Activities which take driver's attention away from the road

Following the ban on hand held mobile phones, the Local Authority Road Safety Officers' Association have recently called for a ban on smoking whilst driving.

The Association of British Drivers has long held the view that distracted driving is one of the biggest factors in road accidents and would certainly support effective measures to tackle the problem.

However, as ABD chairman Brian Gregory explains, the organisation does not believe individual bans on every distracting thing one can do in a car are the way to solve the problem:

"Almost everything one does in a car 'can' be dangerously distracting if not done in a sensible manner.

This includes mobile phone use, smoking, eating, talking to passengers, dealing with disruptive children, tuning the radio, operating satnav, checking the speedometer to avoid being caught by speed cameras and even opening the windows or sunroof or picking one's nose!"

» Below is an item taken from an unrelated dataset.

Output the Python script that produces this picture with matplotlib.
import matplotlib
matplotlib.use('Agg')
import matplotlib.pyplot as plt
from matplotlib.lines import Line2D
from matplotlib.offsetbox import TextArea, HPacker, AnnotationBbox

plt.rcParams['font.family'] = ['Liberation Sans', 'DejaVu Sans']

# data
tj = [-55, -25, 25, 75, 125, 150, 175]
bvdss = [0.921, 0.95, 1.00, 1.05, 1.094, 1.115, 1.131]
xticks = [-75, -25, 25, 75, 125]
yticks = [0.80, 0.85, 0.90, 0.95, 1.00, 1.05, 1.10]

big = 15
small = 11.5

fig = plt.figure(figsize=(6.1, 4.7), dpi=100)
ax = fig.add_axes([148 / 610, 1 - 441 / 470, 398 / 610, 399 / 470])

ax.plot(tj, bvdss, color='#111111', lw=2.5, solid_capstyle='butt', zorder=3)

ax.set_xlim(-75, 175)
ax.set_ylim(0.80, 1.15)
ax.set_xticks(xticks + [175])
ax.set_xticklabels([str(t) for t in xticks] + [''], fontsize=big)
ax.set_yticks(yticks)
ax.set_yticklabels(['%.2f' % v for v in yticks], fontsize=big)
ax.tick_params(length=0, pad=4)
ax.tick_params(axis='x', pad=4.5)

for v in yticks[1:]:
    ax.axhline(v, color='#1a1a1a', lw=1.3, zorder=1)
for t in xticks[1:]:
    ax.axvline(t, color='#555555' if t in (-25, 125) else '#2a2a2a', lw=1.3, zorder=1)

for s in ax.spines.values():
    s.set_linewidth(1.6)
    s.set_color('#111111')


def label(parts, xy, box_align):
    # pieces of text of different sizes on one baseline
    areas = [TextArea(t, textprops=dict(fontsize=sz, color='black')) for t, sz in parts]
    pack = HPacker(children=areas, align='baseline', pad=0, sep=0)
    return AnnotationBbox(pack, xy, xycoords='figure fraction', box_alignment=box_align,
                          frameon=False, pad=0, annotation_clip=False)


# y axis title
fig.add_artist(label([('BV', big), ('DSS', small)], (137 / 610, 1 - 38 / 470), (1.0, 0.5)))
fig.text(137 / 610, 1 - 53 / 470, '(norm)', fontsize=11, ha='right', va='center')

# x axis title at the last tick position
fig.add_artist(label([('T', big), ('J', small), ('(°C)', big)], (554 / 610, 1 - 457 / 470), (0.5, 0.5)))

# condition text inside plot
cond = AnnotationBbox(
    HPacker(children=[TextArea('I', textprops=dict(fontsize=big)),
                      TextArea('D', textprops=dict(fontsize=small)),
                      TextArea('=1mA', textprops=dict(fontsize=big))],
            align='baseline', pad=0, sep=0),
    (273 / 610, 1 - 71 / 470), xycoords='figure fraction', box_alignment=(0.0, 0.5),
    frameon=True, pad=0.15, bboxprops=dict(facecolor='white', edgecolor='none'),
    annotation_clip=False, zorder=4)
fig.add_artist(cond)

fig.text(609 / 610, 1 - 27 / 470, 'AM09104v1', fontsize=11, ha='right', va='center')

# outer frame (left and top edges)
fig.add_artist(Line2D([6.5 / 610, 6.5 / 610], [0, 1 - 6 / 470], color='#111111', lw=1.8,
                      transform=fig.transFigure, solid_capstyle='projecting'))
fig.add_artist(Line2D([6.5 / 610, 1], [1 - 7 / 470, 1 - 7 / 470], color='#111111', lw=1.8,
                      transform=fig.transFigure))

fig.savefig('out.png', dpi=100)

A separate legal ban for each and every one of these activities would be ridiculous, and would lead to a massive increase in frivolous prosecutions such as the woman fined for drinking from a water bottle at traffic lights and the use of a police helicopter to issue a ticket for eating an apple.

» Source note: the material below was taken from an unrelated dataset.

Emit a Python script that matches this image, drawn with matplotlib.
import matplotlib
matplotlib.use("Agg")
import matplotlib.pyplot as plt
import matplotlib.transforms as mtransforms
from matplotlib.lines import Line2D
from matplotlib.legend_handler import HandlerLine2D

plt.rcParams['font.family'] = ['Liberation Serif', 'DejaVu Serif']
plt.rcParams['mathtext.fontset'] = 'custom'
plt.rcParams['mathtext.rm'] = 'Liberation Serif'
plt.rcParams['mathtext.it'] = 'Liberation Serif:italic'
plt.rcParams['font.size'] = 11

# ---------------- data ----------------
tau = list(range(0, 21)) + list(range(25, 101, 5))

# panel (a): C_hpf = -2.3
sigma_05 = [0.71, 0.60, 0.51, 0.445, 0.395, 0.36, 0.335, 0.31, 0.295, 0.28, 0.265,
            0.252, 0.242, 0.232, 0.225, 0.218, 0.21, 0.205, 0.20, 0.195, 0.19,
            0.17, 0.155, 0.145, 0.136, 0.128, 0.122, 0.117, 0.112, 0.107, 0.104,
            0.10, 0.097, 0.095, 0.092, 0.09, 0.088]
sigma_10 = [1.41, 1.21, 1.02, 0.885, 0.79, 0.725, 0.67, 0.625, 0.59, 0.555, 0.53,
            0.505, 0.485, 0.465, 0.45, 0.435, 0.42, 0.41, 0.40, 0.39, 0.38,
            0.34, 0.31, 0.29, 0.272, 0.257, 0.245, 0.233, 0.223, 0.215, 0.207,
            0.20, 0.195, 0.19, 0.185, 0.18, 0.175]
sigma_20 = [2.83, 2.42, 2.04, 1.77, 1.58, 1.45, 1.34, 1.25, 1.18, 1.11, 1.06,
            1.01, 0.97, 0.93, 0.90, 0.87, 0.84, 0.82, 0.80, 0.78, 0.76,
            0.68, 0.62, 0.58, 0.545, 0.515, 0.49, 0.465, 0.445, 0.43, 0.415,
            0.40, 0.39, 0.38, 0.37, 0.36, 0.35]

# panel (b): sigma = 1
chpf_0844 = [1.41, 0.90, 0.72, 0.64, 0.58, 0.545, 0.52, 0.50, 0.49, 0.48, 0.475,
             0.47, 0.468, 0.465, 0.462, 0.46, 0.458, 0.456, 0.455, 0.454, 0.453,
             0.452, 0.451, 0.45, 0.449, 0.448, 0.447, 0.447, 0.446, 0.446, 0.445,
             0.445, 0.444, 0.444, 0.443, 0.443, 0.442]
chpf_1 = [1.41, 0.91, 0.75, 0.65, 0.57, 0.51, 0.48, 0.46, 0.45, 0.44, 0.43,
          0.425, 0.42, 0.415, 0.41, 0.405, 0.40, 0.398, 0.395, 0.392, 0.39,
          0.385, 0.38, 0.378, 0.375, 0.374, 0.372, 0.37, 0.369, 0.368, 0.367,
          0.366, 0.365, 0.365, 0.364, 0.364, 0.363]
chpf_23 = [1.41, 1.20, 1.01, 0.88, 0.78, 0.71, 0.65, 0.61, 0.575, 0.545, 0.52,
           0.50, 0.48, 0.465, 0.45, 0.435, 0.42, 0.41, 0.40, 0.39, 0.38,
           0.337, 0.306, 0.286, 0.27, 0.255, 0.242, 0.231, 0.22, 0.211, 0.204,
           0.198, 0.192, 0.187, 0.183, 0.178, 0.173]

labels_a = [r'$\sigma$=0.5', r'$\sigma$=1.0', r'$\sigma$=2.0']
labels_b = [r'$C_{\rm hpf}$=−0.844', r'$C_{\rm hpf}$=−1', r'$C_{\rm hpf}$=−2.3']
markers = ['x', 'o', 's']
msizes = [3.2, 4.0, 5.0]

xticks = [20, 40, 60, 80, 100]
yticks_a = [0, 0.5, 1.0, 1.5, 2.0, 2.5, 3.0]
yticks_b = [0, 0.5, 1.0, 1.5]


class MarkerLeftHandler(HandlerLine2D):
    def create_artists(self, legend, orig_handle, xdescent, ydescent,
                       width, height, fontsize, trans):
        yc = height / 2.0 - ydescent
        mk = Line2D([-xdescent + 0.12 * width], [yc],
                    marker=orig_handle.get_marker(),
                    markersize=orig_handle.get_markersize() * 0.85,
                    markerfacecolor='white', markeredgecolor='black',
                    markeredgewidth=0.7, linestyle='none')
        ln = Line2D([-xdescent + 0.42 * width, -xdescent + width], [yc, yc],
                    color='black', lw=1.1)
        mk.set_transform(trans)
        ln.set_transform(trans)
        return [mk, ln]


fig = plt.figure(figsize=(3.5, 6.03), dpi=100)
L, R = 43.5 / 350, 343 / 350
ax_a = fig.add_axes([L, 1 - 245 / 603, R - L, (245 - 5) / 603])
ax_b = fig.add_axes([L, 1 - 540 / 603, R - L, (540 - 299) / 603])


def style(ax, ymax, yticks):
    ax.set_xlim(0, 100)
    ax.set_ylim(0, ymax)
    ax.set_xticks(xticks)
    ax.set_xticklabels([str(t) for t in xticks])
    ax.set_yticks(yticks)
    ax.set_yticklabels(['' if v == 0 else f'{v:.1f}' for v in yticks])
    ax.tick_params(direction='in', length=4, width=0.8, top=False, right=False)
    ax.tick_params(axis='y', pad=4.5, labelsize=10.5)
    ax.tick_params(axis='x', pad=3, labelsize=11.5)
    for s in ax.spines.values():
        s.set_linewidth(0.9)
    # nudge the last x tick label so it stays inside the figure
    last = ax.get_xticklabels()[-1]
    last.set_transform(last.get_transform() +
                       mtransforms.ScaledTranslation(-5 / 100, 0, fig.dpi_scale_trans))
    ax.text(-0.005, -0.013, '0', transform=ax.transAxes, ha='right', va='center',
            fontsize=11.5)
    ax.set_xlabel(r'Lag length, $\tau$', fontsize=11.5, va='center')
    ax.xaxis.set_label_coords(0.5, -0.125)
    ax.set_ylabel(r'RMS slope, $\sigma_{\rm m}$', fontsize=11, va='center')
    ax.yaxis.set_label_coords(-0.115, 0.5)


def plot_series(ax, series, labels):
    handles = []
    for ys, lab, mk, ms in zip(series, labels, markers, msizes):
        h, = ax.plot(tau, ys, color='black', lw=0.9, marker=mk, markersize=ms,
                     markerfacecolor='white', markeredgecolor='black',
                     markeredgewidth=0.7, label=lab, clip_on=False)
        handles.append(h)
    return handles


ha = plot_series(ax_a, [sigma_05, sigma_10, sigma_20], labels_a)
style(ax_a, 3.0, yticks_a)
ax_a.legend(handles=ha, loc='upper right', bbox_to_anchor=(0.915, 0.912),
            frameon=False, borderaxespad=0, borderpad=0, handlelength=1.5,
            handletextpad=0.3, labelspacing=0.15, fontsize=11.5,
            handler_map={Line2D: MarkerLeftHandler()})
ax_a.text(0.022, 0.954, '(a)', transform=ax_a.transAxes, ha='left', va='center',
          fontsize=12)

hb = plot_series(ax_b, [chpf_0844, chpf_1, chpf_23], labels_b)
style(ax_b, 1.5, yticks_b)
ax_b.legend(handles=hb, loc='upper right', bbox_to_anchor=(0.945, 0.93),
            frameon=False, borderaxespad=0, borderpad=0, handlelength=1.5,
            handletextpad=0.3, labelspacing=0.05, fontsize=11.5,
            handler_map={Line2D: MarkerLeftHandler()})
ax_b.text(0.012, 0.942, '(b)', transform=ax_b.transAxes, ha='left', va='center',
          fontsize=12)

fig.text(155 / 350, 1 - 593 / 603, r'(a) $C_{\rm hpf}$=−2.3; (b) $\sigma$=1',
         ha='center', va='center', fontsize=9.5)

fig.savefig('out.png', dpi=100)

Every practice listed 'can' be carried out in a safe manner and indeed is every day on our roads by responsible drivers who choose the correct moments to do these things.

What is needed is a crackdown, not on individual practices but on any drivers carrying out ANY practice in an irresponsible or dangerous manner.

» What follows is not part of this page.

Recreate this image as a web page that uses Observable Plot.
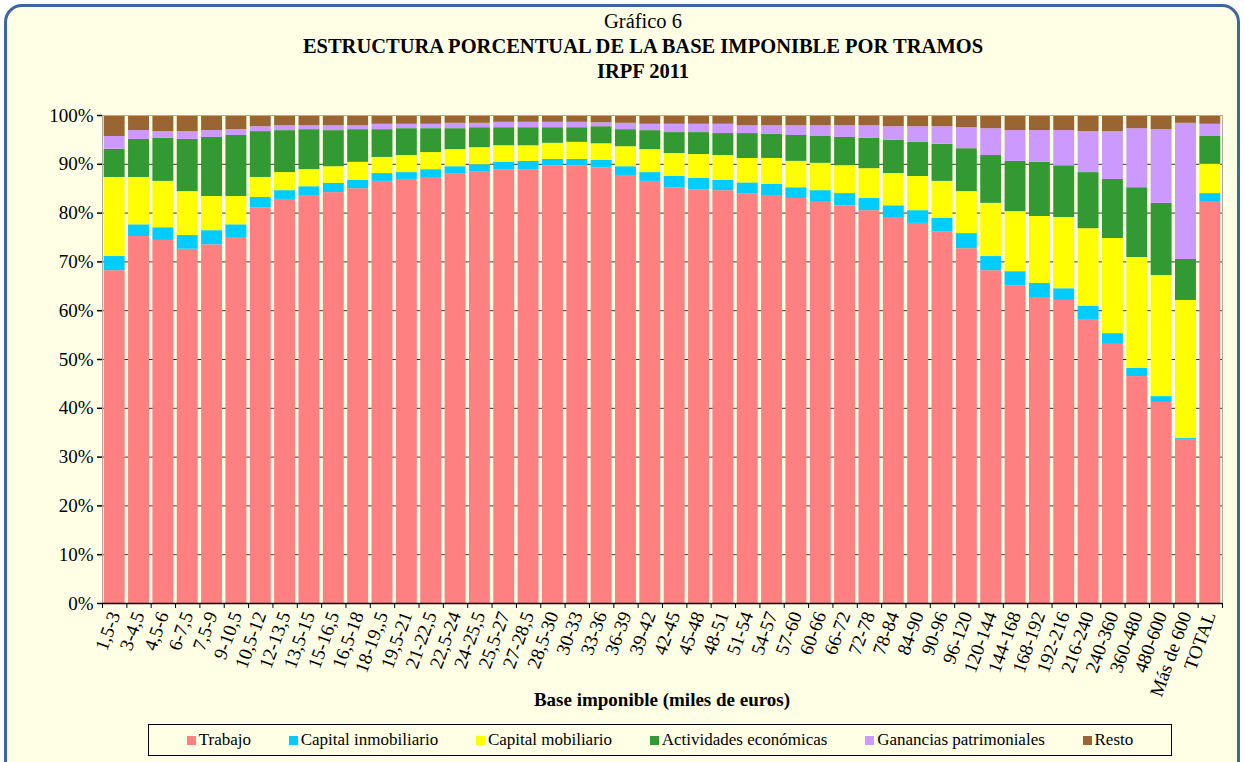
<!DOCTYPE html>
<html>
<head>
<meta charset="utf-8">
<script src="https://cdn.jsdelivr.net/npm/d3@7"></script>
<script src="https://cdn.jsdelivr.net/npm/@observablehq/plot@0.6"></script>
<style>
  html, body { margin: 0; padding: 0; width: 1244px; height: 762px; overflow: hidden; background: #ffffff; }
  #page { position: relative; width: 1244px; height: 762px; overflow: hidden; font-family: "Liberation Serif", "Times New Roman", serif; }
  #frame { position: absolute; left: 4px; top: 4px; width: 1230px; height: 800px; border: 3px solid #3f64a0; border-radius: 18px; background: #ffffe6; }
  #title { position: absolute; left: 0; width: 1286px; top: 9px; text-align: center; color: #000; font-size: 20.5px; line-height: 25px; }
  #title .b { font-weight: bold; }
  #chart { position: absolute; left: 0; top: 0; }
  #xlabel { position: absolute; left: 102px; width: 1120px; top: 688px; text-align: center; font-weight: bold; font-size: 19px; line-height: 24px; }
  #legend { position: absolute; left: 148px; top: 724px; width: 1022px; height: 30px; border: 1px solid #000; display: flex; justify-content: space-evenly; align-items: center; font-size: 17px; }
  #legend .item { display: flex; align-items: center; white-space: nowrap; }
  #legend .sw { width: 9px; height: 9px; margin-right: 3px; }
</style>
</head>
<body>
<div id="page">
  <div id="frame"></div>
  <div id="chart"></div>
  <div id="title">Gráfico 6<br><span class="b">ESTRUCTURA PORCENTUAL DE LA BASE IMPONIBLE POR TRAMOS</span><br><span class="b">IRPF 2011</span></div>
  <div id="xlabel">Base imponible (miles de euros)</div>
  <div id="legend"></div>
</div>
<script>
const tramos = ["1,5-3","3-4,5","4,5-6","6-7,5","7,5-9","9-10,5","10,5-12","12-13,5","13,5-15","15-16,5","16,5-18","18-19,,5","19,5-21","21-22,5","22,5-24","24-25,5","25,5-27","27-28,5","28,5-30","30-33","33-36","36-39","39-42","42-45","45-48","48-51","51-54","54-57","57-60","60-66","66-72","72-78","78-84","84-90","90-96","96-120","120-144","144-168","168-192","192-216","216-240","240-360","360-480","480-600","Más de 600","TOTAL"];

const series = ["Trabajo","Capital inmobiliario","Capital mobiliario","Actividades económicas","Ganancias patrimoniales","Resto"];
const colores = ["#ff8080","#00ccff","#ffff00","#339933","#cc99ff","#996633"];

const trabajo = [68.2,75.2,74.4,72.6,73.5,75.0,81.1,82.8,83.6,84.2,85.0,86.5,86.9,87.3,88.1,88.5,88.9,88.9,89.7,89.7,89.3,87.7,86.5,85.2,84.8,84.6,83.8,83.6,83.0,82.2,81.5,80.5,79.1,77.9,76.2,72.7,68.2,65.1,62.7,62.1,58.2,53.1,46.5,41.2,33.6,82.2];
const capInmobiliario = [2.9,2.4,2.6,2.8,2.9,2.6,2.1,1.8,1.8,1.9,1.7,1.6,1.4,1.6,1.4,1.4,1.5,1.7,1.3,1.3,1.5,1.8,1.8,2.3,2.3,2.1,2.3,2.3,2.2,2.4,2.5,2.5,2.4,2.6,2.7,3.1,2.9,2.9,2.9,2.4,2.7,2.2,1.7,1.2,0.2,1.8];
const capMobiliario = [16.2,9.7,9.5,9.0,7.0,5.8,4.1,3.7,3.5,3.4,3.7,3.3,3.5,3.5,3.5,3.5,3.4,3.2,3.3,3.5,3.4,4.1,4.7,4.7,4.9,5.1,5.0,5.3,5.4,5.6,5.7,6.1,6.6,7.0,7.6,8.6,10.9,12.3,13.7,14.6,15.9,19.5,22.7,24.8,28.3,6.0];
const actividades = [5.8,7.8,8.8,10.7,12.1,12.5,9.4,8.6,8.2,7.4,6.7,5.7,5.5,4.9,4.3,4.1,3.7,3.7,3.2,3.0,3.5,3.5,3.9,4.3,4.5,4.5,5.1,4.9,5.3,5.5,5.8,6.2,6.8,7.0,7.6,8.8,9.8,10.3,11.1,10.6,11.5,12.1,14.3,14.8,8.4,5.7];
const ganancias = [2.6,1.8,1.4,1.6,1.4,1.2,1.0,1.0,0.8,1.0,0.8,1.1,0.9,0.9,1.1,0.9,1.1,1.1,1.1,1.1,0.8,1.3,1.3,1.7,1.7,1.9,1.6,1.8,2.0,2.2,2.4,2.6,2.8,3.2,3.6,4.3,5.5,6.3,6.5,7.2,8.4,9.8,12.1,15.1,27.9,2.5];
const resto = [4.3,3.1,3.3,3.3,3.1,2.9,2.3,2.1,2.1,2.1,2.1,1.8,1.8,1.8,1.6,1.6,1.4,1.4,1.4,1.4,1.5,1.6,1.8,1.8,1.8,1.8,2.1,2.1,2.1,2.1,2.1,2.1,2.3,2.3,2.3,2.5,2.7,3.1,3.1,3.1,3.3,3.3,2.7,2.9,1.6,1.8];

const yTicks = [0,10,20,30,40,50,60,70,80,90,100];

const valores = [trabajo, capInmobiliario, capMobiliario, actividades, ganancias, resto];
const data = [];
tramos.forEach((t, i) => {
  series.forEach((s, k) => data.push({tramo: t, serie: s, value: valores[k][i]}));
});

const W = 1244, H = 720, mL = 102, mR = 22, mT = 115, mB = 117;
const xOpts = {type: "band", domain: tramos, paddingInner: 0.14, paddingOuter: 0.07, round: false};
const xScale = Plot.scale({x: {...xOpts, range: [mL, W - mR]}});
const step = xScale.step;
const font = "'Liberation Serif', 'Times New Roman', serif";
const yFrac = yTicks.map(d => d / 100);

const chart = Plot.plot({
  width: W, height: H,
  marginLeft: mL, marginRight: mR, marginTop: mT, marginBottom: mB,
  style: {background: "transparent", fontFamily: font, fontSize: "19px", color: "#000", overflow: "visible"},
  x: {...xOpts, label: null},
  y: {domain: [0, 1], label: null},
  color: {domain: series, range: colores},
  marks: [
    Plot.ruleY(yFrac.slice(1, -1), {stroke: "#333", strokeWidth: 1}),
    Plot.barY(data, {x: "tramo", y: "value", fill: "serie", order: series, offset: "normalize"}),
    Plot.frame({stroke: "#aaa"}),
    Plot.ruleY([0], {stroke: "#000", strokeWidth: 1.5}),
    Plot.axisY({ticks: yFrac, tickFormat: d => Math.round(d * 100) + "%", tickSize: 5, tickPadding: 4, fontSize: 19, label: null, line: true, strokeWidth: 1.5}),
    Plot.axisX({tickSize: 5, text: null, dx: -step / 2, label: null}),
    Plot.axisX([tramos[tramos.length - 1]], {tickSize: 5, text: null, dx: step / 2, label: null}),
    Plot.axisX({tickSize: 0, tickPadding: 9, tickRotate: -70, fontSize: 19, label: null})
  ]
});
document.getElementById("chart").appendChild(chart);

const legend = document.getElementById("legend");
series.forEach((s, k) => {
  const it = document.createElement("div");
  it.className = "item";
  const sw = document.createElement("span");
  sw.className = "sw";
  sw.style.background = colores[k];
  it.appendChild(sw);
  it.appendChild(document.createTextNode(s));
  legend.appendChild(it);
});
</script>
</body>
</html>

No new laws are needed for this, we have had laws in place for decades designed for precisely this scenario.

The offences of careless or dangerous driving, driving without due care and attention or not being in proper control can be applied to every dangerous incident without penalising responsible drivers yet prosecutions using these laws is at an all time low since misguided road safety chiefs replaced traffic officers with cameras or encouraged them to concentrate solely on numerical speed limit excesses".

ABD spokesman Nigel Humphries comments:

"Bans on individual practices are unlikely to stop the irresponsible as evidenced by the number of drivers still negotiating complex hazards whilst using hand held mobiles.

All that will be achieved is needless prosecutions of drivers using phones or smoking where the police can easily catch them, such as in slow moving traffic queues where no danger is caused.

There is also the potentially dangerous side effect that some drivers may believe that if something isn't banned it must be safe". The ABD has frequently called for increased police patrols on the roads concentrating on irresponsible and dangerous road users rather than non dangerous cases of speed limit excesses.